2. Building panel according to claim 1, characterised in that elevations in the curving structure are located in the same plane at each side of a central plane, preferably a centre plane, through the building panel.

3. Building panel according to any preceding claim, characterised in that the curving structure provides uniform elevations and depressions as seen from each side of the building panel.

4. Building panel according to claim 3, characterised in that between adjacent elevations and between adjacent depressions curved backs are formed, the curved backs having smaller dimension in direction perpendicular to the plane of the building panel.

5. Building panel according to claim 4, characterised in that from an elevation or depression, curved backs are formed in two mutually transverse directions, where between the curved backs depressions and elevations, respectively, are formed.

6. Building panel according to claim 5, characterised in that the elevations of the curved backs are disposed in a central plane, preferably a centre plane through the building panel.

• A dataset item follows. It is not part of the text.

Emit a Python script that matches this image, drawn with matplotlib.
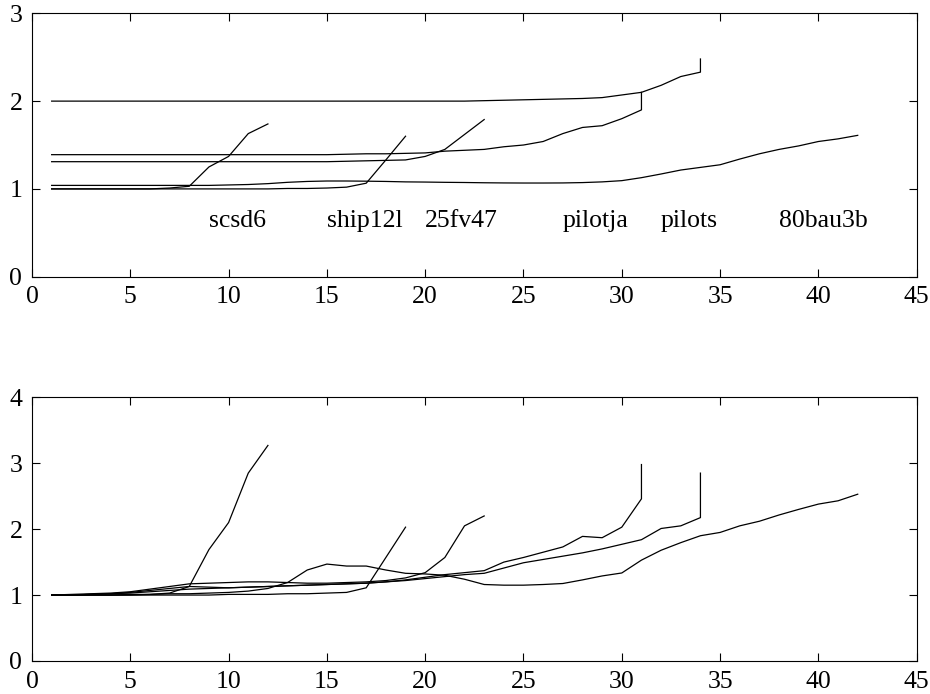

7. Building panel according to claim 6, characterised in that mounting holes are provided in the elevations and depressions, respectively, at a position above the plane of the elevations of the curved backs.

8. Building panel according to any preceding claim, characterised in that it is made of a material selected among metals, cellulose, gypsum and composites.

9. Building panel according to any preceding claim, characterised in that the building panel is made of a weldable/bondable material, and that it contains a joining edge in the form of a weld edge/glue edge, the joining edge provided at at least one edge of the building panel, the joining edge being without three-dimensional curving structures.

10. A method for making a building panel according to any preceding claim, characterised in that it is injection moulded in a plastic material.

11. Use of a building panel according to any preceding claim for use as core layer in a sandwich element, wherein at least one plate is fitted on the building panel by mounting on the elevations of the curving structure.